[Data]
## BEGIN

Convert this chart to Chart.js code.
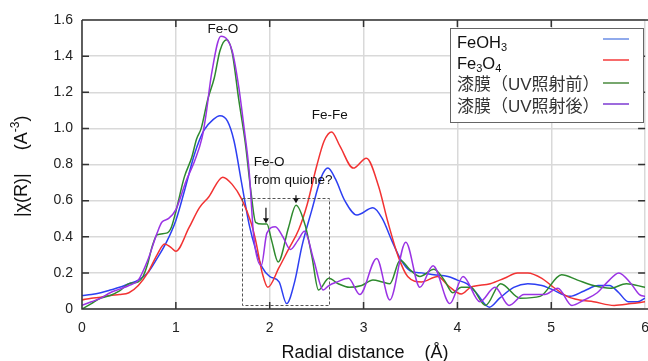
<!DOCTYPE html>
<html><head><meta charset="utf-8">
<script src="https://cdn.jsdelivr.net/npm/chart.js@4"></script>
<style>html,body{margin:0;padding:0;overflow:hidden;background:#fff}#wrap{width:660px;height:361px}</style>
</head><body><div id="wrap"><canvas id="c" width="660" height="361" style="width:660px;height:361px"></canvas></div>
<script>
// ---- data (radial distance Å, |χ(R)|) ----
const rBlue=[0,0.1,0.2,0.3,0.4,0.5,0.6,0.7,0.8,0.9,1.0,1.1,1.2,1.3,1.4,1.47,1.55,1.62,1.7,1.78,1.85,1.92,2.0,2.1,2.18,2.27,2.34,2.45,2.55,2.62,2.7,2.8,2.93,3.1,3.2,3.3,3.4,3.5,3.62,3.75,3.9,4.0,4.1,4.2,4.34,4.45,4.6,4.75,4.9,5.0,5.2,5.35,5.5,5.62,5.72,5.82,5.92,6.0];
const vBlue=[0.075,0.08,0.09,0.105,0.12,0.14,0.16,0.2,0.28,0.37,0.49,0.67,0.86,0.99,1.05,1.07,1.04,0.93,0.7,0.47,0.33,0.23,0.18,0.15,0.03,0.16,0.34,0.55,0.73,0.78,0.72,0.6,0.52,0.56,0.5,0.38,0.27,0.21,0.2,0.19,0.18,0.16,0.14,0.09,0.01,0.06,0.12,0.14,0.13,0.11,0.07,0.1,0.13,0.13,0.09,0.04,0.04,0.06];
const rRed=[0,0.1,0.2,0.3,0.4,0.5,0.6,0.7,0.8,0.88,0.95,1.0,1.14,1.25,1.35,1.5,1.6,1.7,1.8,1.85,1.92,1.98,2.1,2.2,2.31,2.4,2.5,2.58,2.66,2.75,2.89,3.03,3.16,3.26,3.37,3.47,3.62,3.79,3.9,4.04,4.14,4.35,4.5,4.64,4.75,4.9,5.0,5.17,5.3,5.45,5.67,5.85,6.0];
const vRed=[0.05,0.06,0.065,0.075,0.08,0.09,0.13,0.2,0.3,0.36,0.34,0.32,0.45,0.56,0.62,0.73,0.69,0.61,0.48,0.38,0.2,0.12,0.23,0.33,0.44,0.58,0.79,0.93,0.98,0.9,0.78,0.835,0.68,0.48,0.29,0.18,0.15,0.18,0.13,0.083,0.12,0.14,0.17,0.2,0.2,0.17,0.13,0.07,0.05,0.04,0.02,0.03,0.04];
const rGreen=[0,0.1,0.2,0.3,0.4,0.5,0.6,0.65,0.7,0.75,0.8,0.9,0.95,1.0,1.09,1.17,1.22,1.27,1.34,1.41,1.47,1.54,1.6,1.67,1.74,1.8,1.85,1.92,1.97,2.02,2.09,2.2,2.28,2.38,2.45,2.52,2.63,2.73,2.85,2.98,3.1,3.2,3.28,3.39,3.49,3.6,3.75,3.86,3.95,4.04,4.14,4.3,4.46,4.67,4.88,5.11,5.28,5.45,5.63,5.8,6.0];
const vGreen=[0.0,0.03,0.06,0.075,0.1,0.14,0.15,0.18,0.25,0.35,0.41,0.42,0.45,0.54,0.73,0.84,0.94,1.0,1.16,1.28,1.43,1.49,1.42,1.16,0.92,0.65,0.48,0.47,0.47,0.38,0.26,0.45,0.575,0.46,0.29,0.105,0.17,0.14,0.12,0.13,0.16,0.15,0.14,0.27,0.22,0.18,0.22,0.16,0.09,0.12,0.12,0.02,0.14,0.06,0.07,0.19,0.16,0.13,0.115,0.14,0.12];
const rPurple=[0,0.1,0.2,0.3,0.4,0.5,0.6,0.7,0.8,0.85,0.92,1.0,1.11,1.2,1.28,1.32,1.38,1.48,1.55,1.6,1.67,1.73,1.78,1.83,1.91,1.97,2.06,2.14,2.22,2.3,2.37,2.47,2.57,2.63,2.72,2.84,2.96,3.14,3.28,3.45,3.6,3.74,3.92,4.06,4.24,4.4,4.55,4.71,4.93,5.07,5.22,5.35,5.49,5.6,5.72,5.85,5.94,6.0];
const vPurple=[0.02,0.04,0.06,0.09,0.11,0.13,0.16,0.27,0.42,0.48,0.5,0.55,0.71,0.82,0.95,1.07,1.3,1.51,1.49,1.43,1.23,0.99,0.77,0.4,0.24,0.42,0.455,0.4,0.33,0.38,0.43,0.27,0.105,0.13,0.15,0.17,0.08,0.28,0.05,0.37,0.12,0.24,0.03,0.18,0.04,0.12,0.02,0.08,0.08,0.115,0.02,0.05,0.09,0.15,0.2,0.14,0.08,0.07];

const seriesR=[rBlue,rRed,rGreen,rPurple];
const seriesV=[vBlue,vRed,vGreen,vPurple];
const seriesNames=['FeOH3','Fe3O4','漆膜（UV照射前）','漆膜（UV照射後）'];
// legend label pieces (sub = subscript)
const legendPieces=[[['FeOH',0],['3',1]],[['Fe',0],['3',1],['O',0],['4',1]],[['漆膜（UV照射前）',0]],[['漆膜（UV照射後）',0]]];
const lineColors=['#2d3ff2','#f23232','#2e8a2e','#9a33e4'];
const legendColors=['#6b8ee6','#f43a3a','#4a8a3e','#7d3ad2'];
const xTicks=[0,1,2,3,4,5,6];
const yTicks=[0,0.2,0.4,0.6,0.8,1,1.2,1.4,1.6];
const xTitle='Radial distance    (Å)';
const yTitleMain='|χ(R)|';
const yTitleUnit=['(A','-3',')'];
const notes=[
  {lines:['Fe-O'],x:1.5,y:1.55,align:'center'},
  {lines:['Fe-Fe'],x:2.64,y:1.075,align:'center'},
  {lines:['Fe-O','from quione?'],x:1.83,y:0.81,align:'left'}
];
const arrows=[{x:1.96,y1:0.56,y2:0.475},{x:2.28,y1:0.63,y2:0.585}];
const dashBox={x1:1.7,x2:2.63,y1:0.02,y2:0.615};

const FONT="'Liberation Sans', Arial, 'Noto Sans CJK JP', sans-serif";

const datasets=seriesNames.map((n,i)=>({
  label:n,
  data:seriesR[i].map((r,j)=>({x:r,y:seriesV[i][j]})),
  borderColor:lineColors[i],borderWidth:1.5,pointRadius:0,
  cubicInterpolationMode:'monotone',fill:false,order:3-i
}));

const decor={
  id:'decor',
  afterDatasetsDraw(chart){
    const ctx=chart.ctx, a=chart.chartArea, xs=chart.scales.x, ys=chart.scales.y;
    ctx.save();
    // dashed box
    ctx.strokeStyle='#555';ctx.lineWidth=1;ctx.setLineDash([3,2]);
    const bx1=Math.round(xs.getPixelForValue(dashBox.x1))+0.5, bx2=Math.round(xs.getPixelForValue(dashBox.x2))+0.5;
    const by1=Math.round(ys.getPixelForValue(dashBox.y2))+0.5, by2=Math.round(ys.getPixelForValue(dashBox.y1))+0.5;
    ctx.strokeRect(bx1,by1,bx2-bx1,by2-by1);
    ctx.setLineDash([]);
    // arrows
    ctx.strokeStyle='#111';ctx.fillStyle='#111';ctx.lineWidth=1.2;
    arrows.forEach(ar=>{
      const x=xs.getPixelForValue(ar.x), y1=ys.getPixelForValue(ar.y1), y2=ys.getPixelForValue(ar.y2);
      ctx.beginPath();ctx.moveTo(x,y1);ctx.lineTo(x,y2-4);ctx.stroke();
      ctx.beginPath();ctx.moveTo(x-3,y2-5);ctx.lineTo(x+3,y2-5);ctx.lineTo(x,y2);ctx.closePath();ctx.fill();
    });
    // notes
    ctx.font='13.5px '+FONT;ctx.fillStyle='#111';ctx.textBaseline='middle';
    notes.forEach(n=>{
      ctx.textAlign=n.align;
      const x=xs.getPixelForValue(n.x), y=ys.getPixelForValue(n.y);
      n.lines.forEach((l,k)=>ctx.fillText(l,x,y+k*18));
    });
    // frame
    ctx.strokeStyle='#333';ctx.lineWidth=1.5;
    ctx.beginPath();
    ctx.moveTo(a.left,a.top);ctx.lineTo(a.right+12,a.top);
    ctx.moveTo(a.left,a.top);ctx.lineTo(a.left,a.bottom);
    ctx.lineTo(a.right+12,a.bottom);
    ctx.stroke();
    // inward ticks
    ctx.beginPath();
    xTicks.slice(1,-1).forEach(v=>{const x=xs.getPixelForValue(v);
      ctx.moveTo(x,a.bottom);ctx.lineTo(x,a.bottom-7);ctx.moveTo(x,a.top);ctx.lineTo(x,a.top+7);});
    yTicks.slice(1,-1).forEach(v=>{const y=ys.getPixelForValue(v);
      ctx.moveTo(a.left,y);ctx.lineTo(a.left+7,y);ctx.moveTo(a.right,y);ctx.lineTo(a.right-7,y);});
    ctx.stroke();
    // legend box
    const L={x:450,y:28,w:193,h:94};
    ctx.fillStyle='#fff';ctx.fillRect(L.x,L.y,L.w,L.h);
    ctx.strokeStyle='#666';ctx.lineWidth=1;ctx.strokeRect(L.x+0.5,L.y+0.5,L.w,L.h);
    const rowY=[43,64,85,107], lineY=[39,60,83,104];
    legendPieces.forEach((pcs,i)=>{
      let x=L.x+7;
      ctx.textAlign='left';ctx.textBaseline='middle';ctx.fillStyle=i<2?'#111':'#333';
      pcs.forEach(([t,sub])=>{
        ctx.font=(sub?'11px ':(i<2?'16.5px ':'17px '))+FONT;
        ctx.fillText(t,x,rowY[i]+(sub?5:0));
        x+=ctx.measureText(t).width;
      });
      ctx.strokeStyle=legendColors[i];ctx.lineWidth=1.5;
      ctx.beginPath();ctx.moveTo(603,lineY[i]);ctx.lineTo(629,lineY[i]);ctx.stroke();
    });
    // axis titles
    ctx.fillStyle='#111';ctx.font='18px '+FONT;ctx.textAlign='center';ctx.textBaseline='middle';
    ctx.fillText(xTitle,365,353);
    ctx.save();ctx.translate(22,165);ctx.rotate(-Math.PI/2);
    ctx.textAlign='left';
    let px=-52;
    ctx.font='18px '+FONT;ctx.fillText(yTitleMain,px,0);px+=ctx.measureText(yTitleMain).width+23;
    ctx.fillText(yTitleUnit[0],px,0);px+=ctx.measureText(yTitleUnit[0]).width;
    ctx.font='12px '+FONT;ctx.fillText(yTitleUnit[1],px,-6);px+=ctx.measureText(yTitleUnit[1]).width;
    ctx.font='18px '+FONT;ctx.fillText(yTitleUnit[2],px,0);
    ctx.restore();
    ctx.restore();
  }
};

new Chart(document.getElementById('c'),{
  type:'line',
  data:{datasets},
  options:{
    responsive:false,animation:false,devicePixelRatio:1,
    layout:{padding:{left:0,right:12,top:20,bottom:0}},
    plugins:{legend:{display:false},tooltip:{enabled:false}},
    scales:{
      x:{type:'linear',min:0,max:6,
        afterFit(s){s.height=52;},
        afterBuildTicks(s){s.ticks=xTicks.map(v=>({value:v}));},
        grid:{color:'#d9d9d9',lineWidth:1.5,drawTicks:false},
        border:{display:false},
        ticks:{padding:11,color:'#222',font:{family:FONT,size:14},maxRotation:0,autoSkip:false}},
      y:{type:'linear',min:0,max:1.6,
        afterFit(s){s.width=82;},
        afterBuildTicks(s){s.ticks=yTicks.map(v=>({value:v}));},
        grid:{color:'#d9d9d9',lineWidth:1.5,drawTicks:false},
        border:{display:false},
        ticks:{padding:9,color:'#222',font:{family:FONT,size:14},autoSkip:false}}
    }
  },
  plugins:[decor]
});
</script>
</body></html>
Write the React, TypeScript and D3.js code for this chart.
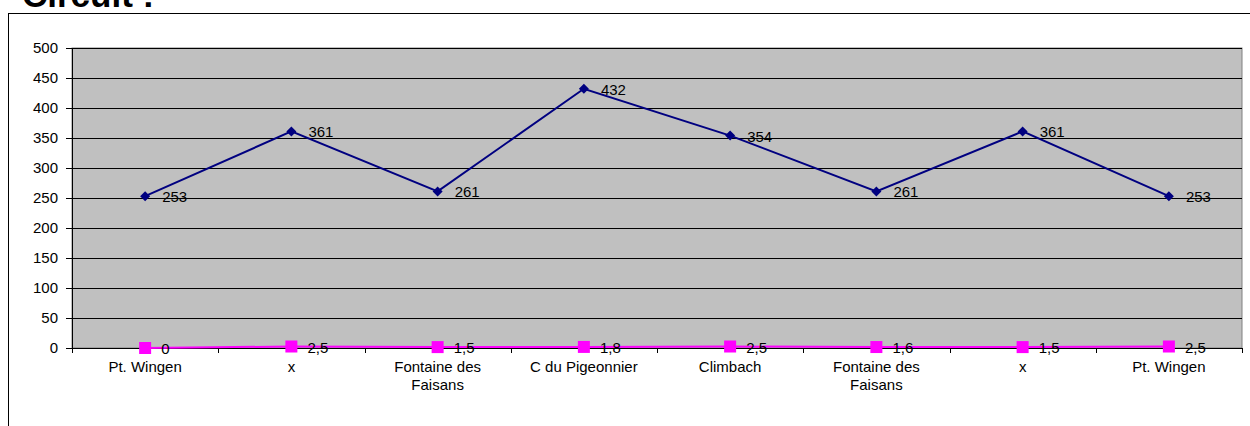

## END

[What is expected]
Look through the material above and pick out each line holding the word "this".

[Exercise answer]
Convert this chart to Chart.js code.
Write the React, TypeScript and D3.js code for this chart.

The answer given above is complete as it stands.